Here the test file recorded and saved with the posted code: test.webm

The problem persist when I try to extract the ogg from this webm, but the default media player of windows 10/11 can play the audio without problems.

StefH commented 11 months ago

It can be that this file follows a newer EBML / Matroska specification.

I'll take a look if I can update some code...

StefH commented 11 months ago

@FossaMalaEnt I've made a fix.

Can you try version 0.0.11-preview-01. ?

StefH commented 11 months ago

@FossaMalaEnt did you have time to test that preview version?

FossaMalaEnt commented 10 months ago

@StefH, sorry for the delay. I downloaded the code from the "issue16" branch to give it a try, but I'm having trouble compiling it in both VS 2019 and 2022. It seems that VS is unable to locate the "Span<>" class. Have you published the DLL somewhere?

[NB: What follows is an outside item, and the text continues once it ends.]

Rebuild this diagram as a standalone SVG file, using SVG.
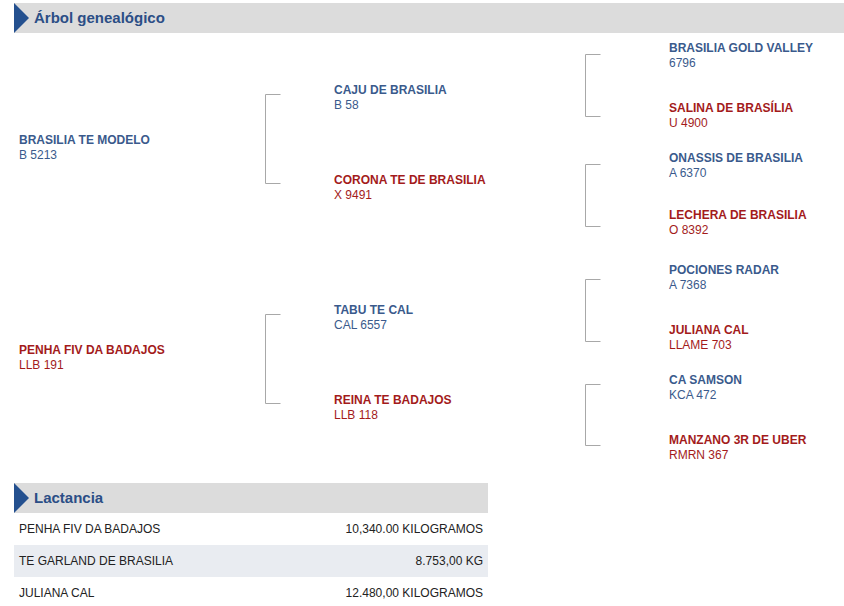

StefH commented 10 months ago

I did push version 0.0.11-preview-01

image

Make sure to enable preview in VS: image

StefH commented 6 months ago

@FossaMalaEnt Did you have time to validate that preview version?

StefH commented 1 month ago

@FossaMalaEnt Did you have time to validate that preview version?